Almost two years on, financial reform remains incomplete and in fact the agenda itself is still evolving. This was inevitable as new, better defined priorities could only emerge from a period of reflection and debate. The downside is that clearly some momentum has been lost, especially at G20 level, as action takes place more and more at national level. Appetite for global solutions has diminished while national politics have more and more taken control of the agenda.
But one positive of actions taken over the last few months is the creation of stronger public institutions. The era when London vaunted its light-touch regulation is over. Now the US and Europe are in the process of building institutions capable of supporting, and implementing, sustained reform.
This is where the second question comes in. In pausing to reflect, have governments not missed the political opportunity to be tough? Have we inadvertently allowed financial markets to get a leg up on governments?

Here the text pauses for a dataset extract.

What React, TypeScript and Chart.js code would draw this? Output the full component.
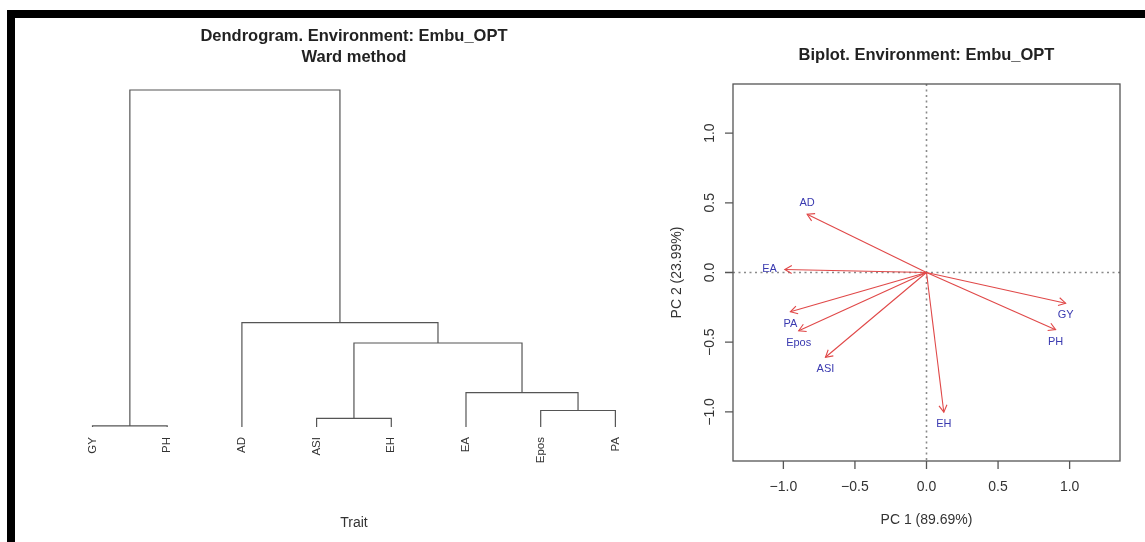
import React, { useEffect, useRef } from 'react';
import { Chart, registerables } from 'chart.js';

Chart.register(...registerables);

const FONT = '"Liberation Sans", Arial, Helvetica, sans-serif';

// ---------- Dendrogram data (hclust-style merge table, Ward method) ----------
const leafOrder = ['GY', 'PH', 'AD', 'ASI', 'EH', 'EA', 'Epos', 'PA'];
// negative = leaf (1-based position in leafOrder), positive = earlier merge (1-based)
const mergeLeft = [-1, -4, -7, -6, 2, -3, 1];
const mergeRight = [-2, -5, -8, 3, 4, 5, 6];
const mergeHeight = [0.02, 0.155, 0.294, 0.614, 1.496, 1.857, 6.0];
const dendroTitle = ['Dendrogram. Environment: Embu_OPT', 'Ward method'];
const dendroXLabel = 'Trait';

// ---------- Biplot data ----------
const traits = ['GY', 'PH', 'AD', 'ASI', 'EH', 'EA', 'Epos', 'PA'];
const pc1 = [0.972, 0.902, -0.834, -0.706, 0.121, -0.99, -0.893, -0.951];
const pc2 = [-0.22, -0.41, 0.418, -0.608, -1.002, 0.022, -0.418, -0.282];
const labelSide = ['below', 'below', 'above', 'below', 'below', 'left', 'below', 'below'];
const axisTicks = [-1.0, -0.5, 0.0, 0.5, 1.0];
const axisLimit = 1.352;
const biplotTitle = 'Biplot. Environment: Embu_OPT';
const pc1Label = 'PC 1 (89.69%)';
const pc2Label = 'PC 2 (23.99%)';

const fmt = (v: number) => v.toFixed(1).replace('-', '\u2212');

function buildDendroSegments() {
  const nodeX: number[] = [];
  const nodeH: number[] = [];
  const xOf = (id: number) => (id < 0 ? -id : nodeX[id - 1]);
  const hOf = (id: number) => (id < 0 ? 0 : nodeH[id - 1]);
  const segs: { x: number; y: number }[][] = [];
  for (let k = 0; k < mergeHeight.length; k++) {
    const l = mergeLeft[k];
    const r = mergeRight[k];
    const h = mergeHeight[k];
    const xl = xOf(l);
    const xr = xOf(r);
    segs.push([
      { x: xl, y: hOf(l) },
      { x: xl, y: h },
      { x: xr, y: h },
      { x: xr, y: hOf(r) },
    ]);
    nodeX.push((xl + xr) / 2);
    nodeH.push(h);
  }
  return segs;
}

export default function App() {
  const leftRef = useRef<HTMLCanvasElement>(null);
  const rightRef = useRef<HTMLCanvasElement>(null);

  useEffect(() => {
    if (!leftRef.current) return;
    const segs = buildDendroSegments();
    const maxH = Math.max(...mergeHeight);
    const n = leafOrder.length;
    const dendroPlugin = {
      id: 'dendroDecor',
      afterDatasetsDraw(chart: any) {
        const ctx = chart.ctx;
        const xs = chart.scales.x;
        const ys = chart.scales.y;
        const area = chart.chartArea;
        const cx = (area.left + area.right) / 2;
        ctx.save();
        // leaf labels
        ctx.fillStyle = '#333';
        ctx.font = `11.5px ${FONT}`;
        ctx.textAlign = 'right';
        ctx.textBaseline = 'middle';
        leafOrder.forEach((lab, i) => {
          const px = xs.getPixelForValue(i + 1);
          const py = ys.getPixelForValue(0) + 10;
          ctx.save();
          ctx.translate(px, py);
          ctx.rotate(-Math.PI / 2);
          ctx.fillText(lab, 0, 0);
          ctx.restore();
        });
        // title
        ctx.fillStyle = '#222';
        ctx.font = `bold 16.5px ${FONT}`;
        ctx.textAlign = 'center';
        ctx.fillText(dendroTitle[0], cx, 36);
        ctx.fillText(dendroTitle[1], cx, 57);
        // x label
        ctx.fillStyle = '#333';
        ctx.font = `14px ${FONT}`;
        ctx.fillText(dendroXLabel, cx, 523);
        ctx.restore();
      },
    };
    const chart = new Chart(leftRef.current, {
      type: 'scatter',
      data: {
        datasets: segs.map((s) => ({
          data: s,
          showLine: true,
          borderColor: '#555',
          borderWidth: 1.2,
          pointRadius: 0,
          fill: false,
          clip: false as any,
        })),
      },
      options: {
        responsive: false,
        animation: false,
        events: [],
        layout: { padding: { left: 71.6, right: 3.7, top: 76.5, bottom: 101.5 } },
        plugins: { legend: { display: false }, tooltip: { enabled: false } },
        scales: {
          x: { type: 'linear', display: false, min: 1 - 0.04 * (n - 1), max: n + 0.04 * (n - 1) },
          y: { type: 'linear', display: false, min: -0.04 * maxH, max: 1.04 * maxH },
        },
      },
      plugins: [dendroPlugin],
    });
    return () => chart.destroy();
  }, []);

  useEffect(() => {
    if (!rightRef.current) return;
    const biplotPlugin = {
      id: 'biplotDecor',
      beforeDatasetsDraw(chart: any) {
        const ctx = chart.ctx;
        const xs = chart.scales.x;
        const ys = chart.scales.y;
        const a = chart.chartArea;
        ctx.save();
        ctx.strokeStyle = '#8a8a8a';
        ctx.lineWidth = 1.6;
        ctx.setLineDash([2, 3.5]);
        const x0 = xs.getPixelForValue(0);
        const y0 = ys.getPixelForValue(0);
        ctx.beginPath();
        ctx.moveTo(x0, a.top);
        ctx.lineTo(x0, a.bottom);
        ctx.moveTo(a.left, y0);
        ctx.lineTo(a.right, y0);
        ctx.stroke();
        ctx.restore();
      },
      afterDatasetsDraw(chart: any) {
        const ctx = chart.ctx;
        const xs = chart.scales.x;
        const ys = chart.scales.y;
        const a = chart.chartArea;
        ctx.save();
        // arrow heads
        ctx.strokeStyle = '#e04848';
        ctx.lineWidth = 1.1;
        chart.data.datasets.forEach((_: any, i: number) => {
          const pts = chart.getDatasetMeta(i).data;
          const p0 = pts[0];
          const p1 = pts[1];
          const ang = Math.atan2(p1.y - p0.y, p1.x - p0.x);
          const len = 8;
          const spread = Math.PI / 6;
          ctx.beginPath();
          ctx.moveTo(p1.x - len * Math.cos(ang - spread), p1.y - len * Math.sin(ang - spread));
          ctx.lineTo(p1.x, p1.y);
          ctx.lineTo(p1.x - len * Math.cos(ang + spread), p1.y - len * Math.sin(ang + spread));
          ctx.stroke();
        });
        // trait labels
        ctx.fillStyle = '#3a3ab0';
        ctx.font = `11px ${FONT}`;
        ctx.textBaseline = 'middle';
        chart.data.datasets.forEach((_: any, i: number) => {
          const p1 = chart.getDatasetMeta(i).data[1];
          const side = labelSide[i];
          if (side === 'left') {
            ctx.textAlign = 'right';
            ctx.fillText(traits[i], p1.x - 8, p1.y);
          } else if (side === 'above') {
            ctx.textAlign = 'center';
            ctx.fillText(traits[i], p1.x, p1.y - 11);
          } else {
            ctx.textAlign = 'center';
            ctx.fillText(traits[i], p1.x, p1.y + 12);
          }
        });
        // box
        ctx.strokeStyle = '#555';
        ctx.lineWidth = 1.3;
        ctx.strokeRect(a.left, a.top, a.right - a.left, a.bottom - a.top);
        // ticks
        const tl = 8;
        ctx.beginPath();
        axisTicks.forEach((v) => {
          const px = xs.getPixelForValue(v);
          ctx.moveTo(px, a.bottom);
          ctx.lineTo(px, a.bottom + tl);
          const py = ys.getPixelForValue(v);
          ctx.moveTo(a.left, py);
          ctx.lineTo(a.left - tl, py);
        });
        ctx.stroke();
        // tick labels
        ctx.fillStyle = '#333';
        ctx.font = `14px ${FONT}`;
        ctx.textAlign = 'center';
        ctx.textBaseline = 'middle';
        axisTicks.forEach((v) => {
          ctx.fillText(fmt(v), xs.getPixelForValue(v), a.bottom + 26);
          ctx.save();
          ctx.translate(a.left - 23, ys.getPixelForValue(v));
          ctx.rotate(-Math.PI / 2);
          ctx.fillText(fmt(v), 0, 0);
          ctx.restore();
        });
        // axis titles
        const cx = (a.left + a.right) / 2;
        const cy = (a.top + a.bottom) / 2;
        ctx.fillText(pc1Label, cx, a.bottom + 59);
        ctx.save();
        ctx.translate(a.left - 56, cy);
        ctx.rotate(-Math.PI / 2);
        ctx.fillText(pc2Label, 0, 0);
        ctx.restore();
        // main title
        ctx.fillStyle = '#222';
        ctx.font = `bold 16.5px ${FONT}`;
        ctx.fillText(biplotTitle, cx, 55);
        ctx.restore();
      },
    };
    const chart = new Chart(rightRef.current, {
      type: 'scatter',
      data: {
        datasets: traits.map((t, i) => ({
          label: t,
          data: [
            { x: 0, y: 0 },
            { x: pc1[i], y: pc2[i] },
          ],
          showLine: true,
          borderColor: '#e04848',
          borderWidth: 1.1,
          pointRadius: 0,
          fill: false,
        })),
      },
      options: {
        responsive: false,
        animation: false,
        events: [],
        layout: { padding: { left: 93, right: 25, top: 84, bottom: 81 } },
        plugins: { legend: { display: false }, tooltip: { enabled: false } },
        scales: {
          x: { type: 'linear', display: false, min: -axisLimit, max: axisLimit },
          y: { type: 'linear', display: false, min: -axisLimit, max: axisLimit },
        },
      },
      plugins: [biplotPlugin],
    });
    return () => chart.destroy();
  }, []);

  return (
    <div style={{ position: 'absolute', left: 0, top: 0, width: 1145, height: 542, background: '#fff', overflow: 'hidden' }}>
      <canvas ref={leftRef} width={640} height={542} style={{ position: 'absolute', left: 0, top: 0, width: 640, height: 542 }} />
      <canvas ref={rightRef} width={505} height={542} style={{ position: 'absolute', left: 640, top: 0, width: 505, height: 542 }} />
      <div
        style={{
          position: 'absolute',
          left: 7,
          top: 10,
          width: 1138,
          height: 532,
          borderTop: '8px solid #000',
          borderLeft: '8px solid #000',
          boxSizing: 'border-box',
          pointerEvents: 'none',
        }}
      />
    </div>
  );
}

The power balance is certainly no longer what it was two years ago. Regulatory capture is at work again, even more forcefully perhaps are the stakes are higher. But it is not self-evident that the governments’ ability to regulate has been seriously harmed by their status as borrowers. True, Greece has virtually forfeited access to capital markets, but Germany has never borrowed at better conditions than now. True, governments depend on the bond markets’ willingness to lend, but this does not make them unable to reform the regulation of banks or derivatives. In any case, this situation does not prevent either the EU or a fortiori the G20 from regulating. So it is wrong to claim that markets have regained the upper hand, making governments powerless.

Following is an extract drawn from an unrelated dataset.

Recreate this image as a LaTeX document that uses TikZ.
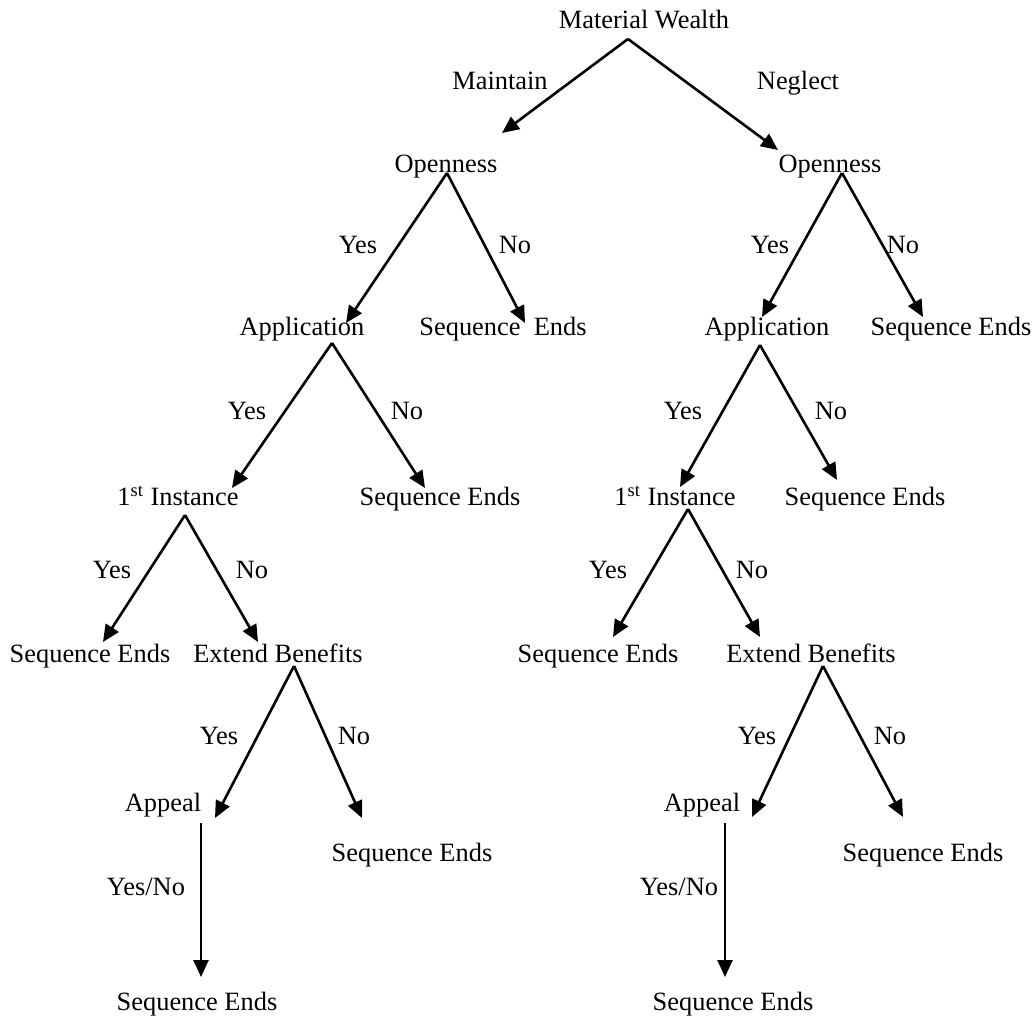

Moreover, in the same way as we have learned to distinguish between governments as shareholders and as regulators – and of course this must be done carefully because the actions of one do not necessarily coincide with the interests of the other - today we must think separately of governments as borrowers and as financial regulators. It would be unfortunate if governments requiring financial institutions to be more prudent in managing risk were at the same time asked to turn a blind eye to sovereign risk. Even if this sounds unfair, it is logical to expect rating agencies which had been lax in evaluating credit risk to now be rigorous in the evaluation of all forms of risk, including sovereign risk.
Thus the history books are not yet written, nor the victor declared. Financial reform could still go pear-shaped. But it is premature to write it off as a failure just yet.